Use ctx_search and ctx_stats only as supporting read-only tools, not as substitutes for the delegate-first rule.
| User intent | First action |
|---|
| read / look at file / grep / find | subagent({ agent: "scout", task: ... }) |
| web docs / API reference | subagent({ agent: "researcher", ... }) |
| write / edit / create source logic | test suitability assessment → RED first via subagent({ agent: "sugar-tester", ... }) (for SugarCRM apps) or subagent({ agent: "tester", ... }) (non-Sugar); if legacy exemption applies, ask user or log bypass, then worker |
write / edit / create Markdown docs (.md, README.md, Obsidian notes/vault files) | subagent({ agent: "doc-writer", ... }) |
| write / edit / create non-Markdown docs, config, styles, or tests | subagent({ agent: "worker", ... }) |
| git log / git diff / git show / git blame / git status / git branch / any git read or research command | subagent({ agent: "scout", task: ... }) |
| delete / run / other implementation tasks | subagent({ agent: "worker", ... }) |
| run or write tests | subagent({ agent: "sugar-tester", ... }) (for SugarCRM apps) or subagent({ agent: "tester", ... }) (non-Sugar) |
| non-trivial design before code | subagent({ agent: "planner", ... }) |
Delegation is enforced by the delegation-enforcer extension. Use /delegation to toggle bypass, /direct for a single-use pass-through.
Agent Selection
Default: parallel dispatch. When ≥2 independent subtasks exist, use subagent({ tasks: [...] }). Sequential is the exception.

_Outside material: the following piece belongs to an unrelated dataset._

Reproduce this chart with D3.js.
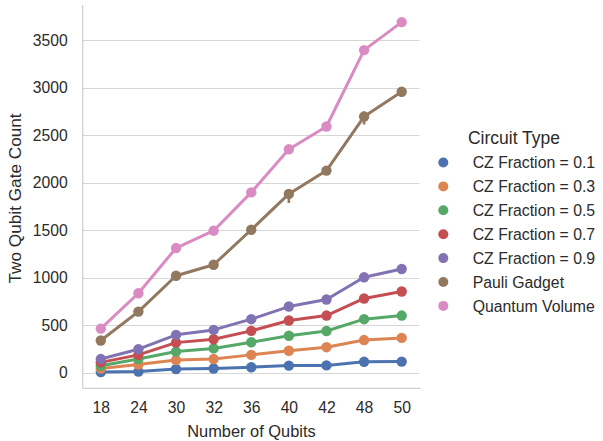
<!DOCTYPE html>
<html>
<head>
<meta charset="utf-8">
<script src="https://cdn.jsdelivr.net/npm/d3@7"></script>
<style>
  body { margin: 0; background: #fff; }
  svg { display: block; font-family: "Liberation Sans", Arial, sans-serif; }
</style>
</head>
<body>
<svg id="chart" width="603" height="441"></svg>
<script>
const qubits = ["18", "24", "30", "32", "36", "40", "42", "48", "50"];
const seriesNames = ["CZ Fraction = 0.1", "CZ Fraction = 0.3", "CZ Fraction = 0.5", "CZ Fraction = 0.7", "CZ Fraction = 0.9", "Pauli Gadget", "Quantum Volume"];
const cz01 = [6, 11, 38, 44, 57, 74, 76, 114, 116];
const cz03 = [44, 86, 132, 144, 187, 230, 268, 343, 366];
const cz05 = [73, 143, 222, 255, 320, 388, 438, 563, 601];
const cz07 = [108, 187, 316, 352, 440, 549, 601, 781, 854];
const cz09 = [143, 247, 398, 450, 563, 696, 770, 1004, 1091];
const pauli = [338, 643, 1020, 1136, 1505, 1882, 2128, 2697, 2958];
const qv = [464, 836, 1312, 1495, 1899, 2352, 2592, 3397, 3692];
const pauliCiLow = [338, 643, 1020, 1136, 1505, 1787, 2128, 2613, 2958];
const pauliCiHigh = [338, 643, 1020, 1136, 1505, 1930, 2128, 2750, 2958];
const yTicks = [0, 500, 1000, 1500, 2000, 2500, 3000, 3500];
const palette = ["#4C72B0", "#DD8452", "#55A868", "#C44E52", "#8172B3", "#937860", "#DA8BC3"];

const seriesValues = [cz01, cz03, cz05, cz07, cz09, pauli, qv];

const svg = d3.select("#chart");
const pLeft = 82.7, pRight = 420.5, pTop = 5, pBottom = 388.3;

const x = d3.scalePoint().domain(qubits).range([82, pRight]).padding(0.5);
const y = d3.scaleLinear().domain([-165, 3872]).range([pBottom, pTop]);

const textColor = "#2b2b2b";
const gridColor = "#d6d6d6";

// grid lines
svg.append("g").selectAll("line").data(yTicks).join("line")
  .attr("x1", pLeft).attr("x2", pRight - 1)
  .attr("y1", d => Math.round(y(d)) + 0.5).attr("y2", d => Math.round(y(d)) + 0.5)
  .attr("stroke", gridColor).attr("stroke-width", 1);

// y axis
const yAxis = d3.axisLeft(y).tickValues(yTicks).tickSize(0).tickPadding(15).tickFormat(d3.format("d"));
const gy = svg.append("g").attr("transform", `translate(${pLeft},0)`).call(yAxis);
gy.select(".domain").remove();
gy.selectAll("text").attr("font-size", "15.7px").attr("fill", textColor)
  .attr("font-family", "'Liberation Sans', Arial, sans-serif");

// x axis
const xAxis = d3.axisBottom(x).tickSize(0).tickPadding(13.5);
const gx = svg.append("g").attr("transform", `translate(0,${pBottom})`).call(xAxis);
gx.select(".domain").remove();
gx.selectAll("text").attr("font-size", "15.7px").attr("fill", textColor)
  .attr("font-family", "'Liberation Sans', Arial, sans-serif");

// spines
svg.append("line").attr("x1", pLeft).attr("x2", pLeft).attr("y1", pTop).attr("y2", pBottom)
  .attr("stroke", "#cfcfcf").attr("stroke-width", 1.2);
svg.append("line").attr("x1", pLeft).attr("x2", pRight).attr("y1", pBottom).attr("y2", pBottom)
  .attr("stroke", "#cfcfcf").attr("stroke-width", 1.2);

// axis labels
svg.append("text").attr("x", 251.5).attr("y", 436.7)
  .attr("text-anchor", "middle").attr("font-size", "16.4px").attr("fill", textColor)
  .text("Number of Qubits");
svg.append("text").attr("transform", `translate(20.5,198.4) rotate(-90)`)
  .attr("text-anchor", "middle").attr("font-size", "17.2px").attr("fill", textColor)
  .text("Two Qubit Gate Count");

// series
const line = d3.line().x((d, i) => x(qubits[i])).y(d => y(d));
seriesValues.forEach((vals, si) => {
  const g = svg.append("g");
  g.append("path").datum(vals).attr("d", line)
    .attr("fill", "none").attr("stroke", palette[si]).attr("stroke-width", 3)
    .attr("stroke-linejoin", "round");
  if (si === 5) {
    g.selectAll("line.ci").data(qubits).join("line").attr("class", "ci")
      .attr("x1", d => x(d)).attr("x2", d => x(d))
      .attr("y1", (d, i) => y(pauliCiLow[i])).attr("y2", (d, i) => y(pauliCiHigh[i]))
      .attr("stroke", palette[si]).attr("stroke-width", 2.6);
  }
  g.selectAll("circle").data(vals).join("circle")
    .attr("cx", (d, i) => x(qubits[i])).attr("cy", d => y(d))
    .attr("r", 5.2).attr("fill", palette[si]);
});

// legend
svg.append("text").attr("x", 514).attr("y", 143.5).attr("text-anchor", "middle")
  .attr("font-size", "17.5px").attr("fill", textColor).text("Circuit Type");
const leg = svg.append("g").selectAll("g").data(seriesNames).join("g")
  .attr("transform", (d, i) => `translate(0,${162.5 + i * 23.9})`);
leg.append("circle").attr("cx", 443.3).attr("cy", 0).attr("r", 5).attr("fill", (d, i) => palette[i]);
leg.append("text").attr("x", 472.7).attr("y", 5.6).attr("font-size", "15.8px")
  .attr("fill", textColor).text(d => d);
</script>
</body>
</html>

Example: subagent({ tasks: [{ agent: "scout", task: "..." }, { agent: "researcher", task: "..." }] })
| Task signal | Agent |
|---|
| Understand code, find definitions, trace usage, check file structure, git log, git diff, git show, git blame, git status, git branch, any git read/research command | scout |
| Multiple independent areas to investigate | parallel scouts |
| API docs, library behavior, migration guides, external knowledge | researcher |
Markdown work (.md, README.md, Obsidian files/notes/vault content) | doc-writer |
| Create/edit/delete non-Markdown files, run commands, install packages | worker |
| Non-trivial code change requiring design decisions | planner → worker |
| SugarCRM tests (PHPUnit, bns curl, bns run-batch) | sugar-tester |
| Non-Sugar test creation/validation | tester |
| Review git diff, validate code quality | codereviewer |
| Error analysis, test failure, stack trace | debugger |
| Security scan, vulnerability check | security-auditor |
| Validate a plan before execution | critic |
| Ambiguous or unclear request | ask_user_question |
For pipeline details (Planner→Critic→Worker, TDD loop, escalation protocols) see SKILL_REFERENCE.md.
Delegation Rules
Give goals, not instructions. Agents know their tools — let them choose.
- Describe WHAT, not HOW — "find where auth middleware validates tokens", not "run grep -rn auth src/"
- Never specify tools — don't say "use grep", "use ctx_batch_execute". The agent decides.
- Never write commands — no shell commands, code snippets, or step-by-step procedures in task descriptions.
- Provide context, not steps — share what you know, what you need, and why.
- One goal per delegation — don't bundle find + check + fix. Split into focused tasks.
- Trust agent output — don't prescribe output format unless a downstream consumer needs a specific shape.
- Route Markdown work to
doc-writer — if the task or demand mentions Markdown, .md files, README.md, or Obsidian files/notes/vault content, delegate to doc-writer instead of worker. This rule takes precedence over the generic docs/worker routing.
- Route git reads to
scout — git log, git diff, git show, git blame, git status, git branch, and any other git inspection or research command must go to scout, never worker.
Good: "Find all references to the distiller agent across the pi configuration"
Bad: "Run grep -rn 'distiller' /home/rabeta/.pi/ and give me every file and line number"
TDD (Default Development Flow)
Scope: Features and bug fixes that change source logic use TDD by default.
Step 0 — Test Suitability Assessment:
- Detect existing test infrastructure/config first.
- If the target change has a practical test path, proceed with normal TDD.
- If the target is tightly coupled legacy code and adding a meaningful test would require broad unrelated refactoring, risky seam creation, or heavy environment setup, treat it as a Legacy Code Exemption case.
SugarCRM project → sugar-tester | Everything else → tester
Detection rule: classify a project as SugarCRM/SuiteCRM when sugar_version.php exists at the project root. If sugar_version.php is absent but bns tools are present, treat bns as a fallback Sugar signal. Do not use custom/ alone to decide.
Flow when suitable: existing suite check → sugar-tester (SugarCRM) or tester (non-Sugar) writes failing tests (RED) → worker implements (GREEN) → sugar-tester (SugarCRM) or tester (non-Sugar) verifies → if FAIL: worker fixes (max 2 retries)
Bypass:
- User says "skip tests", "spike", "prototype", or "no tests" → go straight to worker.
- Legacy Code Exemption: if no practical test path exists for the targeted legacy code, do not force TDD. Ask the user to confirm the bypass when interactive; otherwise log the reason and proceed with worker using the smallest safe change.